- _INFORMATION SHOWN_:
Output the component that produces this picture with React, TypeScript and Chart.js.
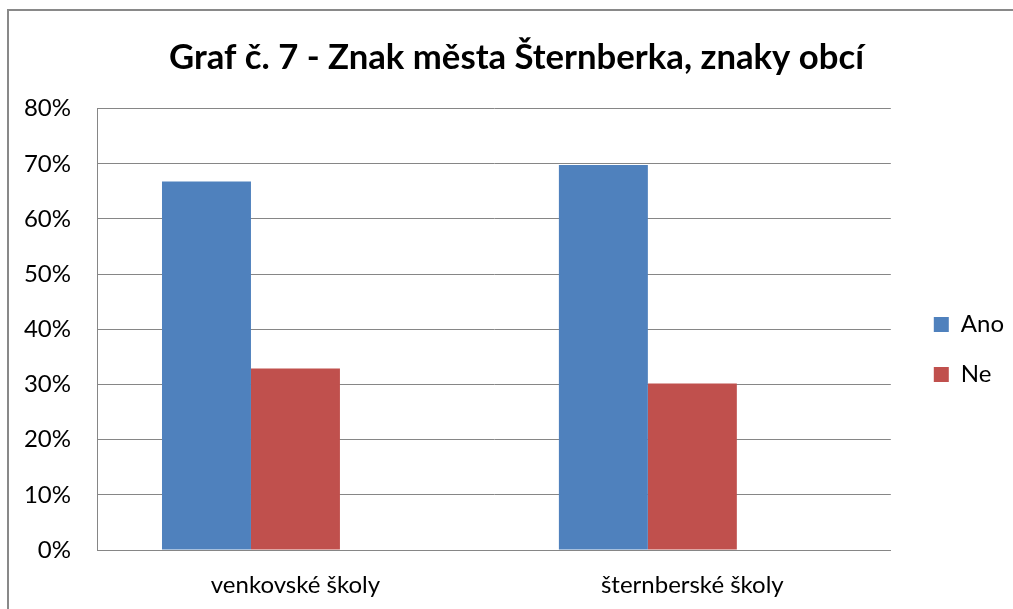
import React, { useEffect, useRef } from 'react';
import { Chart, registerables } from 'chart.js';

Chart.register(...registerables);

const titleText = 'Graf č. 7 - Znak města Šternberka, znaky obcí';
const categories = ['venkovské školy', 'šternberské školy'];
const anoValues = [66.8, 69.8];
const neValues = [32.9, 30.2];
const emptySeries = [null, null];
const yMin = 0;
const yMax = 80;
const yStep = 10;

const FONT = 'Lato, "Open Sans", sans-serif';
const GRID = '#868686';

const boxShift = {
  id: 'boxShift',
  afterLayout(chart: any) {
    const lg = chart.legend;
    if (lg) {
      lg.left += 17;
      lg.right += 17;
      lg.top += 45;
      lg.bottom += 45;
    }
    const tb = chart.titleBlock;
    if (tb) {
      tb.left += 18;
      tb.right += 18;
    }
  },
};

export default function App() {
  const ref = useRef<HTMLCanvasElement | null>(null);
  useEffect(() => {
    if (!ref.current) return;
    const chart = new Chart(ref.current, {
      type: 'bar',
      data: {
        labels: categories,
        datasets: [
          { label: 'Ano', data: anoValues, backgroundColor: '#4F81BD', borderWidth: 0 },
          { label: 'Ne', data: neValues, backgroundColor: '#C0504D', borderWidth: 0 },
          { label: '', data: emptySeries as any, backgroundColor: 'transparent', borderWidth: 0 },
        ],
      },
      options: {
        responsive: false,
        animation: false,
        layout: { padding: { left: 0, right: 16, top: 0, bottom: 0 } },
        datasets: { bar: { categoryPercentage: 0.6725, barPercentage: 1 } } as any,
        plugins: {
          title: {
            display: true,
            text: titleText,
            color: '#000',
            font: { family: FONT, size: 34.7, weight: 'bold', lineHeight: 1.2 },
            padding: { top: 37, bottom: 30 },
          },
          legend: {
            position: 'right',
            labels: {
              color: '#000',
              font: { family: FONT, size: 24 },
              boxWidth: 15,
              boxHeight: 15,
              padding: 26,
              filter: (item: any) => item.text !== '',
            },
          },
          tooltip: { enabled: false },
        },
        scales: {
          x: {
            grid: { display: false, drawTicks: false },
            border: { display: true, color: GRID, width: 1 },
            ticks: { color: '#000', font: { family: FONT, size: 24 }, padding: 21 },
            afterFit: (s: any) => { s.height = 59; },
          },
          y: {
            min: yMin,
            max: yMax,
            grid: { color: GRID, lineWidth: 1, drawTicks: false },
            border: { display: true, color: GRID, width: 1 },
            ticks: {
              stepSize: yStep,
              color: '#000',
              font: { family: FONT, size: 24 },
              padding: 26,
              callback: (v: any) => v + '%',
            },
            afterFit: (s: any) => { s.width = 97; },
          },
        },
      },
      plugins: [boxShift],
    });
    return () => chart.destroy();
  }, []);

  return (
    <div style={{ position: 'fixed', left: 0, top: 0, width: 1013, height: 609, overflow: 'hidden', background: '#fff' }}>
      <div
        style={{
          position: 'absolute',
          left: 7,
          top: 9,
          width: 1100,
          height: 700,
          borderLeft: '2px solid #898989',
          borderTop: '2px solid #898989',
        }}
      />
      <canvas ref={ref} width={1013} height={609} style={{ position: 'absolute', left: 0, top: 0 }} />
    </div>
  );
}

- _AIM_: Repeat only the lines between the start of the data and the line with "const GRID = '#868686';", including those two lines, and skip the pictures.

- _RESULT OF THE TASK_:
Output the component that produces this picture with React, TypeScript and Chart.js.
import React, { useEffect, useRef } from 'react';
import { Chart, registerables } from 'chart.js';

Chart.register(...registerables);

const titleText = 'Graf č. 7 - Znak města Šternberka, znaky obcí';
const categories = ['venkovské školy', 'šternberské školy'];
const anoValues = [66.8, 69.8];
const neValues = [32.9, 30.2];
const emptySeries = [null, null];
const yMin = 0;
const yMax = 80;
const yStep = 10;

const FONT = 'Lato, "Open Sans", sans-serif';
const GRID = '#868686';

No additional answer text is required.